Reproduce all the lines below exactly and omit the images.

Given information
————
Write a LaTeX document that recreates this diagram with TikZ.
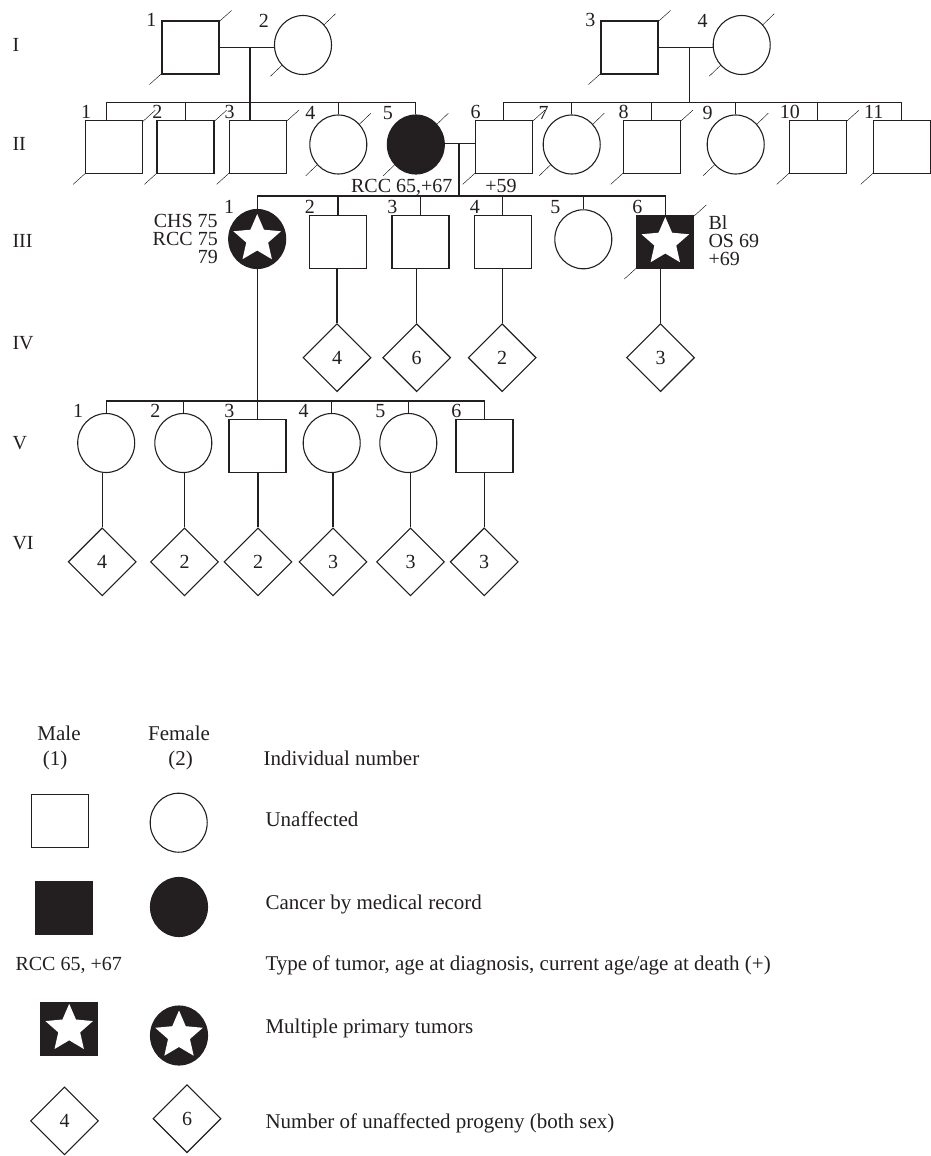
\documentclass[tikz,border=0pt]{standalone}
\usepackage{fontspec}
\setmainfont{Liberation Serif}
\usetikzlibrary{shapes.geometric,positioning,calc,backgrounds}
\definecolor{pedblack}{RGB}{35,31,32}

\begin{document}
\begin{tikzpicture}[
  x=1pt, y=-1pt,
  color=pedblack,
  line width=1.1pt,
  font=\fontsize{20}{24}\selectfont,
  male/.style={rectangle, draw, fill=white, minimum width=57pt, minimum height=53pt, inner sep=0pt},
  female/.style={ellipse, draw, fill=white, minimum width=57pt, minimum height=59pt, inner sep=0pt},
  aff/.style={fill=pedblack},
  multi/.style={fill=pedblack, path picture={
      \fill[white, shift={([yshift=-2.4pt]path picture bounding box.center)}]
        (90:25pt) \foreach \k in {0,...,4} {-- (126+72*\k:11.5pt) -- (162+72*\k:25pt)} -- cycle;}},
  kids/.style={diamond, draw, fill=white, minimum width=68pt, minimum height=68pt, inner sep=0pt},
  nr/.style={anchor=base, inner sep=0pt},
  gen/.style={anchor=base west, inner sep=0pt},
  note/.style={inner sep=0pt, font=\fontsize{20}{18}\selectfont},
  leg/.style={anchor=base west, inner sep=0pt, font=\fontsize{21}{25}\selectfont}
]
\useasboundingbox (0,0) rectangle (930,1156);

% generation labels
\node[gen] (gI)   at (12,52)  {I};
\node[gen] (gII)  at (12,150) {II};
\node[gen] (gIII) at (12,247) {III};
\node[gen] (gIV)  at (12,349) {IV};
\node[gen] (gV)   at (12,449) {V};
\node[gen] (gVI)  at (12,549) {VI};

% Generation I: two couples
\node[male]   (I1) at (190.5,47.5) {};
\node[female] (I2) at (303,45)     {};
\node[male]   (I3) at (629.5,47.5) {};
\node[female] (I4) at (741.7,45)   {};

% Generation II
\node[male]        (II1)  at (114.2,147.3) {};
\node[male]        (II2)  at (185.5,147.3) {};
\node[male]        (II3)  at (257.7,147.3) {};
\node[female]      (II4)  at (338.3,144.5) {};
\node[female, aff] (II5)  at (415.8,144.5) {};
\node[male]        (II6)  at (503.7,147.3) {};
\node[female]      (II7)  at (571.7,144.5) {};
\node[male]        (II8)  at (651.7,147.3) {};
\node[female]      (II9)  at (735.7,144.5) {};
\node[male]        (II10) at (817.8,147.3) {};
\node[male]        (II11) at (901.7,147.3) {};

% Generation III
\node[female, multi] (III1) at (257.2,239)   {};
\node[male]          (III2) at (338,242)     {};
\node[male]          (III3) at (420.5,242)   {};
\node[male]          (III4) at (502.8,242)   {};
\node[female]        (III5) at (583.3,239.3) {};
\node[male, multi]   (III6) at (665.3,242)   {};

% Generation IV: progeny counts
\node[kids] (IV2) at (337,357.7)   {4};
\node[kids] (IV3) at (416.7,357.7) {6};
\node[kids] (IV4) at (502.2,357.7) {2};
\node[kids] (IV6) at (660.5,357.7) {3};

% Generation V
\node[female] (V1) at (106.2,443) {};
\node[female] (V2) at (183.3,443) {};
\node[male]   (V3) at (257.5,446) {};
\node[female] (V4) at (331.7,443) {};
\node[female] (V5) at (408.3,443) {};
\node[male]   (V6) at (484.5,446) {};

% Generation VI
\node[kids] (VI1) at (102.2,561.8) {4};
\node[kids] (VI2) at (184.5,561.8) {2};
\node[kids] (VI3) at (258,561.8)   {2};
\node[kids] (VI4) at (333,561.8)   {3};
\node[kids] (VI5) at (410.5,561.8) {3};
\node[kids] (VI6) at (484.2,561.8) {3};

% individual numbers
\foreach \n/\t in {I1/1, I2/2, I3/3, I4/4}
  \node[nr] (l\n) at ($(\n.west |- \n.south)+(-10,-48)$) {\t};
\foreach \n/\t in {II1/1, II2/2, II3/3, II4/4, II5/5, II6/6, II7/7, II8/8, II9/9, II10/10, II11/11,
                   III1/1, III2/2, III3/3, III4/4, III5/5, III6/6, V1/1, V2/2, V3/3, V4/4, V5/5, V6/6}
  \node[nr] (l\n) at ($(\n.west |- \n.south)+(1,-55.5)$) {\t};

% tumour notes
\node[note, anchor=base east] (tII5) at (453,192.5) {RCC 65,+67};
\node[note, anchor=base]      (tII6) at (501,192.5) {+59};
\node[note, anchor=north east, align=right] (tIII1) at (218.3,213.5) {CHS 75\\RCC 75\\79};
\node[note, anchor=north west, align=left]  (tIII6) at (708,214.6) {Bl\\OS 69\\+69};

% junction points
\coordinate (mL) at (250,47.5);
\coordinate (sL) at (250,102.5);
\coordinate (mR) at (689.3,47.5);
\coordinate (sR) at (689.3,102.5);
\coordinate (mC) at (459,143.3);
\coordinate (sC) at (459,196);
\coordinate (sV) at (257.2,401);

% marriages and sibships
\draw (I1.east) -- (I1.east -| I2.west);
\draw (mL) -- (sL);
\draw ([xshift=-8pt]II1.north) |- (sL);
\draw (sL |- II3.north) -- (sL);
\foreach \n in {II2,II4,II5}
  \draw (\n.north) |- (sL);

\draw (I3.east) -- (I3.east -| I4.west);
\draw (mR) -- (sR);
\foreach \n in {II6,II7,II8,II9,II10,II11}
  \draw (\n.north) |- (sR);

\draw (mC -| II5.east) -- (mC -| II6.west);
\draw (mC) -- (sC);
\foreach \n in {III1,III2,III3,III4,III5,III6}
  \draw (\n.north) |- (sC);

\draw (III1.south) -- (sV);
\foreach \n in {V1,V2,V3,V4,V5,V6}
  \draw (\n.north) |- (sV);

% lines down to progeny
\foreach \p/\c in {III2/IV2, III3/IV3, III4/IV4, III6/IV6,
                   V1/VI1, V2/VI2, V3/VI3, V4/VI4, V5/VI5, V6/VI6}
  \draw (\c.north) -- (\c.north |- \p.south);

% deceased: slashes behind the symbols
\begin{scope}[on background layer]
  \foreach \n in {I1,I2,I3,I4,II1,II2,II3,II4,II5,II6,II7,II8,II9,II10,II11,III6}
    \draw ($(\n.south west)+(-12,10)$) -- ($(\n.north east)+(12,-10)$);
\end{scope}

% Legend
\node[leg, anchor=base] (tMale)   at (59,740)    {Male};
\node[leg, anchor=base] (tMnr)    at (55,765)    {(1)};
\node[leg, anchor=base] (tFemale) at (179,740)   {Female};
\node[leg, anchor=base] (tFnr)    at (180.5,765) {(2)};
\node[leg] (tInd) at (263,765) {Individual number};

\node[male]   (Lm1) at (60,821)    {};
\node[female] (Lf1) at (178.7,822.7) {};
\node[leg] (tUnaff) at (265,826) {Unaffected};

\node[male, aff]   (Lm2) at (63.8,908) {};
\node[female, aff] (Lf2) at (179,907)  {};
\node[leg] (tCancer) at (265,909) {Cancer by medical record};

\node[note, anchor=base west] (tRcc) at (15,970) {RCC 65, +67};
\node[leg] (tType) at (265,970.7) {Type of tumor, age at diagnosis, current age/age at death (+)};

\node[male, multi]   (Lm3) at (69.2,1028.8) {};
\node[female, multi] (Lf3) at (179,1035.5)  {};
\node[leg] (tMulti) at (265,1033) {Multiple primary tumors};

\node[kids] (Ld1) at (64.5,1120.8) {4};
\node[kids] (Ld2) at (187,1118.7)  {6};
\node[leg] (tProg) at (265,1128) {Number of unaffected progeny (both sex)};
\end{tikzpicture}
\end{document}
————
Response to this exercise
Write a LaTeX document that recreates this diagram with TikZ.
\documentclass[tikz,border=0pt]{standalone}
\usepackage{fontspec}
\setmainfont{Liberation Serif}
\usetikzlibrary{shapes.geometric,positioning,calc,backgrounds}
\definecolor{pedblack}{RGB}{35,31,32}

\begin{document}
\begin{tikzpicture}[
  x=1pt, y=-1pt,
  color=pedblack,
  line width=1.1pt,
  font=\fontsize{20}{24}\selectfont,
  male/.style={rectangle, draw, fill=white, minimum width=57pt, minimum height=53pt, inner sep=0pt},
  female/.style={ellipse, draw, fill=white, minimum width=57pt, minimum height=59pt, inner sep=0pt},
  aff/.style={fill=pedblack},
  multi/.style={fill=pedblack, path picture={
      \fill[white, shift={([yshift=-2.4pt]path picture bounding box.center)}]
        (90:25pt) \foreach \k in {0,...,4} {-- (126+72*\k:11.5pt) -- (162+72*\k:25pt)} -- cycle;}},
  kids/.style={diamond, draw, fill=white, minimum width=68pt, minimum height=68pt, inner sep=0pt},
  nr/.style={anchor=base, inner sep=0pt},
  gen/.style={anchor=base west, inner sep=0pt},
  note/.style={inner sep=0pt, font=\fontsize{20}{18}\selectfont},
  leg/.style={anchor=base west, inner sep=0pt, font=\fontsize{21}{25}\selectfont}
]
\useasboundingbox (0,0) rectangle (930,1156);

% generation labels
\node[gen] (gI)   at (12,52)  {I};
\node[gen] (gII)  at (12,150) {II};
\node[gen] (gIII) at (12,247) {III};
\node[gen] (gIV)  at (12,349) {IV};
\node[gen] (gV)   at (12,449) {V};
\node[gen] (gVI)  at (12,549) {VI};

% Generation I: two couples
\node[male]   (I1) at (190.5,47.5) {};
\node[female] (I2) at (303,45)     {};
\node[male]   (I3) at (629.5,47.5) {};
\node[female] (I4) at (741.7,45)   {};

% Generation II
\node[male]        (II1)  at (114.2,147.3) {};
\node[male]        (II2)  at (185.5,147.3) {};
\node[male]        (II3)  at (257.7,147.3) {};
\node[female]      (II4)  at (338.3,144.5) {};
\node[female, aff] (II5)  at (415.8,144.5) {};
\node[male]        (II6)  at (503.7,147.3) {};
\node[female]      (II7)  at (571.7,144.5) {};
\node[male]        (II8)  at (651.7,147.3) {};
\node[female]      (II9)  at (735.7,144.5) {};
\node[male]        (II10) at (817.8,147.3) {};
\node[male]        (II11) at (901.7,147.3) {};

% Generation III
\node[female, multi] (III1) at (257.2,239)   {};
\node[male]          (III2) at (338,242)     {};
\node[male]          (III3) at (420.5,242)   {};
\node[male]          (III4) at (502.8,242)   {};
\node[female]        (III5) at (583.3,239.3) {};
\node[male, multi]   (III6) at (665.3,242)   {};

% Generation IV: progeny counts
\node[kids] (IV2) at (337,357.7)   {4};
\node[kids] (IV3) at (416.7,357.7) {6};
\node[kids] (IV4) at (502.2,357.7) {2};
\node[kids] (IV6) at (660.5,357.7) {3};

% Generation V
\node[female] (V1) at (106.2,443) {};
\node[female] (V2) at (183.3,443) {};
\node[male]   (V3) at (257.5,446) {};
\node[female] (V4) at (331.7,443) {};
\node[female] (V5) at (408.3,443) {};
\node[male]   (V6) at (484.5,446) {};

% Generation VI
\node[kids] (VI1) at (102.2,561.8) {4};
\node[kids] (VI2) at (184.5,561.8) {2};
\node[kids] (VI3) at (258,561.8)   {2};
\node[kids] (VI4) at (333,561.8)   {3};
\node[kids] (VI5) at (410.5,561.8) {3};
\node[kids] (VI6) at (484.2,561.8) {3};

% individual numbers
\foreach \n/\t in {I1/1, I2/2, I3/3, I4/4}
  \node[nr] (l\n) at ($(\n.west |- \n.south)+(-10,-48)$) {\t};
\foreach \n/\t in {II1/1, II2/2, II3/3, II4/4, II5/5, II6/6, II7/7, II8/8, II9/9, II10/10, II11/11,
                   III1/1, III2/2, III3/3, III4/4, III5/5, III6/6, V1/1, V2/2, V3/3, V4/4, V5/5, V6/6}
  \node[nr] (l\n) at ($(\n.west |- \n.south)+(1,-55.5)$) {\t};

% tumour notes
\node[note, anchor=base east] (tII5) at (453,192.5) {RCC 65,+67};
\node[note, anchor=base]      (tII6) at (501,192.5) {+59};
\node[note, anchor=north east, align=right] (tIII1) at (218.3,213.5) {CHS 75\\RCC 75\\79};
\node[note, anchor=north west, align=left]  (tIII6) at (708,214.6) {Bl\\OS 69\\+69};

% junction points
\coordinate (mL) at (250,47.5);
\coordinate (sL) at (250,102.5);
\coordinate (mR) at (689.3,47.5);
\coordinate (sR) at (689.3,102.5);
\coordinate (mC) at (459,143.3);
\coordinate (sC) at (459,196);
\coordinate (sV) at (257.2,401);

% marriages and sibships
\draw (I1.east) -- (I1.east -| I2.west);
\draw (mL) -- (sL);
\draw ([xshift=-8pt]II1.north) |- (sL);
\draw (sL |- II3.north) -- (sL);
\foreach \n in {II2,II4,II5}
  \draw (\n.north) |- (sL);

\draw (I3.east) -- (I3.east -| I4.west);
\draw (mR) -- (sR);
\foreach \n in {II6,II7,II8,II9,II10,II11}
  \draw (\n.north) |- (sR);

\draw (mC -| II5.east) -- (mC -| II6.west);
\draw (mC) -- (sC);
\foreach \n in {III1,III2,III3,III4,III5,III6}
  \draw (\n.north) |- (sC);

\draw (III1.south) -- (sV);
\foreach \n in {V1,V2,V3,V4,V5,V6}
  \draw (\n.north) |- (sV);

% lines down to progeny
\foreach \p/\c in {III2/IV2, III3/IV3, III4/IV4, III6/IV6,
                   V1/VI1, V2/VI2, V3/VI3, V4/VI4, V5/VI5, V6/VI6}
  \draw (\c.north) -- (\c.north |- \p.south);

% deceased: slashes behind the symbols
\begin{scope}[on background layer]
  \foreach \n in {I1,I2,I3,I4,II1,II2,II3,II4,II5,II6,II7,II8,II9,II10,II11,III6}
    \draw ($(\n.south west)+(-12,10)$) -- ($(\n.north east)+(12,-10)$);
\end{scope}

% Legend
\node[leg, anchor=base] (tMale)   at (59,740)    {Male};
\node[leg, anchor=base] (tMnr)    at (55,765)    {(1)};
\node[leg, anchor=base] (tFemale) at (179,740)   {Female};
\node[leg, anchor=base] (tFnr)    at (180.5,765) {(2)};
\node[leg] (tInd) at (263,765) {Individual number};

\node[male]   (Lm1) at (60,821)    {};
\node[female] (Lf1) at (178.7,822.7) {};
\node[leg] (tUnaff) at (265,826) {Unaffected};

\node[male, aff]   (Lm2) at (63.8,908) {};
\node[female, aff] (Lf2) at (179,907)  {};
\node[leg] (tCancer) at (265,909) {Cancer by medical record};

\node[note, anchor=base west] (tRcc) at (15,970) {RCC 65, +67};
\node[leg] (tType) at (265,970.7) {Type of tumor, age at diagnosis, current age/age at death (+)};

\node[male, multi]   (Lm3) at (69.2,1028.8) {};
\node[female, multi] (Lf3) at (179,1035.5)  {};
\node[leg] (tMulti) at (265,1033) {Multiple primary tumors};

\node[kids] (Ld1) at (64.5,1120.8) {4};
\node[kids] (Ld2) at (187,1118.7)  {6};
\node[leg] (tProg) at (265,1128) {Number of unaffected progeny (both sex)};
\end{tikzpicture}
\end{document}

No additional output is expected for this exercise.